MONDAY, May 1, 2017 (HealthDay News) — From 2011 to 2015 there was an increase in annual spending and out-of-pocket spending on topical steroids, according to a study published online April 28 in JAMA Dermatology.
Hannah Song, from Harvard Medical School in Boston, and colleagues conducted a retrospective cost analysis of the Medicare Part D Prescriber Public Use File to characterize Medicare and patient out-of-pocket costs for topical steroids.

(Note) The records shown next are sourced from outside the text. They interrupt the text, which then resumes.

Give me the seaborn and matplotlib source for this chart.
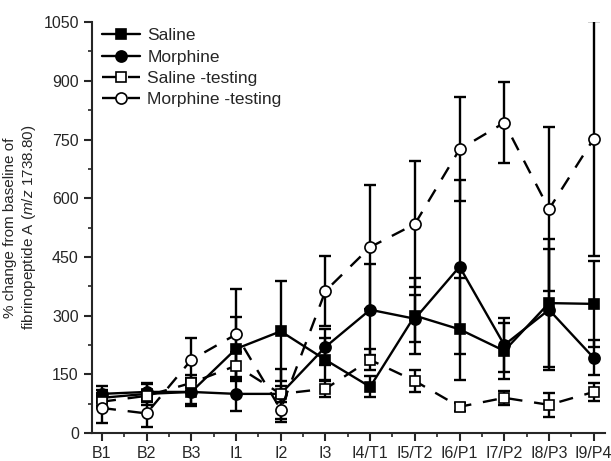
import numpy as np
import pandas as pd
import matplotlib
matplotlib.use("Agg")
import matplotlib.pyplot as plt
from matplotlib.ticker import MultipleLocator
import seaborn as sns

# values
phases = ["B1", "B2", "B3", "I1", "I2", "I3", "I4/T1", "I5/T2",
          "I6/P1", "I7/P2", "I8/P3", "I9/P4"]
saline = [90, 100, 105, 215, 260, 187, 118, 300, 265, 210, 332, 330]
saline_err = [20, 28, 30, 82, 128, 55, 27, 97, 130, 72, 163, 110]
morphine = [100, 105, 105, 100, 100, 220, 315, 292, 425, 225, 315, 192]
morphine_err = [20, 20, 35, 44, 63, 45, 116, 60, 222, 68, 155, 45]
saline_test = [80, 95, 128, 172, 100, 113, 187, 133, 67, 90, 72, 105]
saline_test_err = [15, 15, 20, 35, 20, 22, 27, 27, 10, 18, 31, 22]
morphine_test = [64, 50, 187, 252, 60, 363, 475, 534, 725, 793, 572, 752]
morphine_test_err = [38, 35, 56, 115, 32, 89, 158, 160, 133, 104, 210, 300]

sns.set_style("ticks")
plt.rcParams["font.family"] = ["Liberation Sans", "DejaVu Sans"]
plt.rcParams["mathtext.fontset"] = "custom"
plt.rcParams["mathtext.it"] = "Liberation Sans:italic"
plt.rcParams["mathtext.rm"] = "Liberation Sans"

pos = np.arange(len(phases))
series = [
    ("Saline", saline, saline_err, "s", "black", "-"),
    ("Morphine", morphine, morphine_err, "o", "black", "-"),
    ("Saline-testing", saline_test, saline_test_err, "s", "white", (0, (6, 5))),
    ("Morphine-testing", morphine_test, morphine_test_err, "o", "white", (0, (6, 5))),
]

fig = plt.figure(figsize=(6.11, 4.61), dpi=100)
ax = fig.add_axes([0.1506, 0.0607, 0.8394, 0.8913])

for name, vals, errs, mk, fc, ls in series:
    df = pd.DataFrame({"phase": pos, "value": vals})
    ax.errorbar(pos, vals, yerr=errs, fmt="none", ecolor="black",
                elinewidth=1.7, capsize=4.5, capthick=1.7, zorder=2)
    sns.lineplot(data=df, x="phase", y="value", ax=ax, color="black",
                 linestyle=ls, linewidth=1.7, marker=mk,
                 markersize=8 if mk == "o" else 7.5,
                 markerfacecolor=fc, markeredgecolor="black",
                 markeredgewidth=1.2, label=name.replace("-", " -"), zorder=3)

ax.set_xlim(-0.22, 11.25)
ax.set_ylim(0, 1050)
ax.set_xticks(pos)
ax.set_xticklabels(phases)
ax.xaxis.set_minor_locator(MultipleLocator(0.5))
ax.set_yticks(np.arange(0, 1051, 150))
ax.yaxis.set_minor_locator(MultipleLocator(75))
ax.tick_params(which="major", length=6, width=1.5, labelsize=11.5, direction="out")
ax.tick_params(which="minor", length=3, width=1.2, direction="out")
ax.set_xlabel("")
ax.set_ylabel("% change from baseline of\nfibrinopeptide A ($\\it{m/z}$ 1738.80)",
              fontsize=11, labelpad=4)
sns.despine(ax=ax)
for sp in ["left", "bottom"]:
    ax.spines[sp].set_linewidth(1.5)

ax.legend(loc="upper left", bbox_to_anchor=(0.02, 0.985), frameon=False,
          fontsize=12.5, handlelength=2.2, handletextpad=0.4,
          labelspacing=0.35, borderpad=0, borderaxespad=0)

fig.savefig("out.png", dpi=100)
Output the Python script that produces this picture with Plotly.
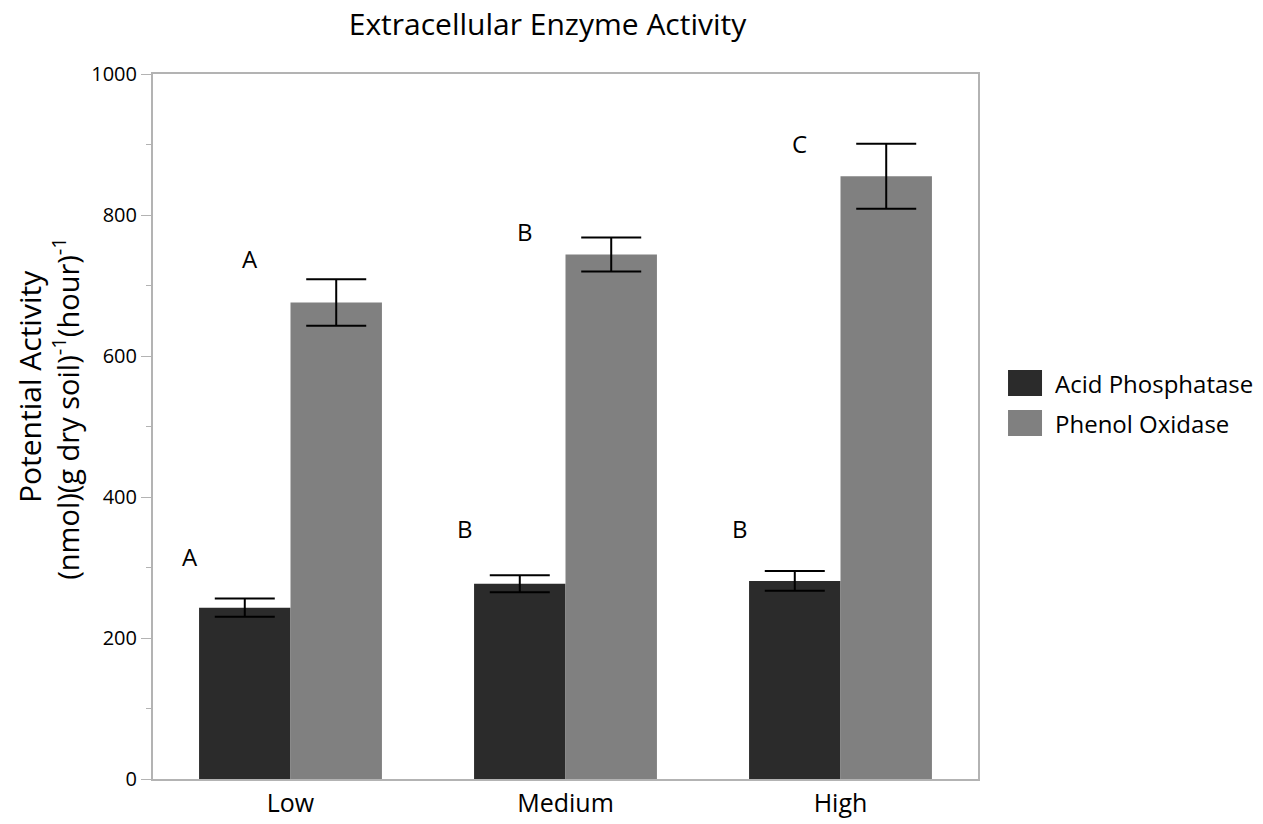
import plotly.graph_objects as go

# Nutrient level groups
levels = ["Low", "Medium", "High"]

# Mean potential activity, nmol (g dry soil)^-1 (hour)^-1
acid_phosphatase = [243, 277, 281]
phenol_oxidase = [676, 744, 855]

# Standard errors
acid_err = [13, 12, 14]
phenol_err = [33, 24, 46]

# Significance letters and the heights they sit at
acid_letters = ["A", "B", "B"]
acid_letter_y = [316, 356, 356]
phenol_letters = ["A", "B", "C"]
phenol_letter_y = [738, 777, 902]

FONT = "Open Sans"
ACID_COLOR = "#2b2b2b"
PHENOL_COLOR = "#808080"
AXIS_COLOR = "#b3b3b3"

fig = go.Figure()
fig.add_trace(go.Bar(
    x=levels, y=acid_phosphatase, name="Acid Phosphatase",
    marker=dict(color=ACID_COLOR, line=dict(width=0)),
    error_y=dict(type="data", array=acid_err, color="black", thickness=2, width=30),
    showlegend=False,
))
fig.add_trace(go.Bar(
    x=levels, y=phenol_oxidase, name="Phenol Oxidase",
    marker=dict(color=PHENOL_COLOR, line=dict(width=0)),
    error_y=dict(type="data", array=phenol_err, color="black", thickness=2, width=30),
    showlegend=False,
))

annotations = []
for lvl, txt, yv in zip(levels, acid_letters, acid_letter_y):
    annotations.append(dict(x=lvl, y=yv, text=txt, xref="x", yref="y", showarrow=False,
                            xshift=-101, font=dict(family=FONT, size=24, color="black")))
for lvl, txt, yv in zip(levels, phenol_letters, phenol_letter_y):
    annotations.append(dict(x=lvl, y=yv, text=txt, xref="x", yref="y", showarrow=False,
                            xshift=-41, font=dict(family=FONT, size=24, color="black")))

# Y-axis title in two lines
annotations.append(dict(x=-0.1503, y=0.556, xref="paper", yref="paper", text="Potential Activity",
                        xanchor="center", yanchor="middle",
                        textangle=-90, showarrow=False, font=dict(family=FONT, size=30, color="black")))
annotations.append(dict(x=-0.106, y=0.526, xref="paper", yref="paper",
                        text="(nmol)(g dry soil)<sup>-1</sup>(hour)<sup>-1</sup>",
                        xanchor="center", yanchor="middle",
                        textangle=-90, showarrow=False, font=dict(family=FONT, size=29, color="black")))

# Legend built from boxes and labels
legend_items = [("Acid Phosphatase", ACID_COLOR, 0.5433, 0.5801),
                ("Phenol Oxidase", PHENOL_COLOR, 0.4865, 0.5234)]
shapes = []
for label, color, y0, y1 in legend_items:
    shapes.append(dict(type="rect", xref="paper", yref="paper", x0=1.0364, x1=1.0776,
                       y0=y0, y1=y1, fillcolor=color, line=dict(width=0)))
    annotations.append(dict(x=1.0909, y=(y0 + y1) / 2, xref="paper", yref="paper", text=label,
                            xanchor="left", yanchor="middle", showarrow=False,
                            font=dict(family=FONT, size=24, color="black")))

fig.update_layout(
    width=1263, height=824,
    margin=dict(l=153, r=285, t=74, b=45),
    paper_bgcolor="white", plot_bgcolor="white",
    barmode="group", bargap=0.335, bargroupgap=0,
    title=dict(text="Extracellular Enzyme Activity", x=0.4335, xanchor="center", y=0.97, yanchor="middle",
               font=dict(family=FONT, size=30, color="black")),
    font=dict(family=FONT, color="black"),
    annotations=annotations,
    shapes=shapes,
    xaxis=dict(
        showline=True, linecolor=AXIS_COLOR, linewidth=2, mirror=True, automargin=False,
        ticks="", showgrid=False, tickfont=dict(family=FONT, size=25, color="black"),
        ticklabelstandoff=1,
    ),
    yaxis=dict(
        range=[0, 1000], tickvals=[0, 200, 400, 600, 800, 1000], automargin=False,
        showline=True, linecolor=AXIS_COLOR, linewidth=2, mirror=True,
        ticks="outside", ticklen=10, tickcolor=AXIS_COLOR, tickwidth=1,
        minor=dict(ticks="outside", ticklen=5, tickcolor=AXIS_COLOR, dtick=100, tickwidth=1),
        showgrid=False, zeroline=False,
        tickfont=dict(family=FONT, size=20, color="black"),
    ),
)

fig.write_html("out.html")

The researchers found that between 2011 and 2015, Medicare Part D expenditures on topical steroids were $2.3 billion. Over the same period, patients’ out-of-pocket spending for topical steroids was $333.7 million. There was a 226.5 percent increase in total annual spending, from $237.6 million to $775.9 million. There was a 145.9 percent increase in patients’ annual out-of-pocket spending, from $41.4 million to $101.8 million. The total number of prescriptions increased 37.0 percent, from 7.7 million in 2011 to 10.6 million in 2015. During this time period, generic medication costs accounted for 97.8 percent of total spending.
“The potential health care savings and out-of-pocket patient savings from substitution of the cheapest topical steroid within the corresponding potency class were $944.8 million and $66.6 million, respectively,” the authors write.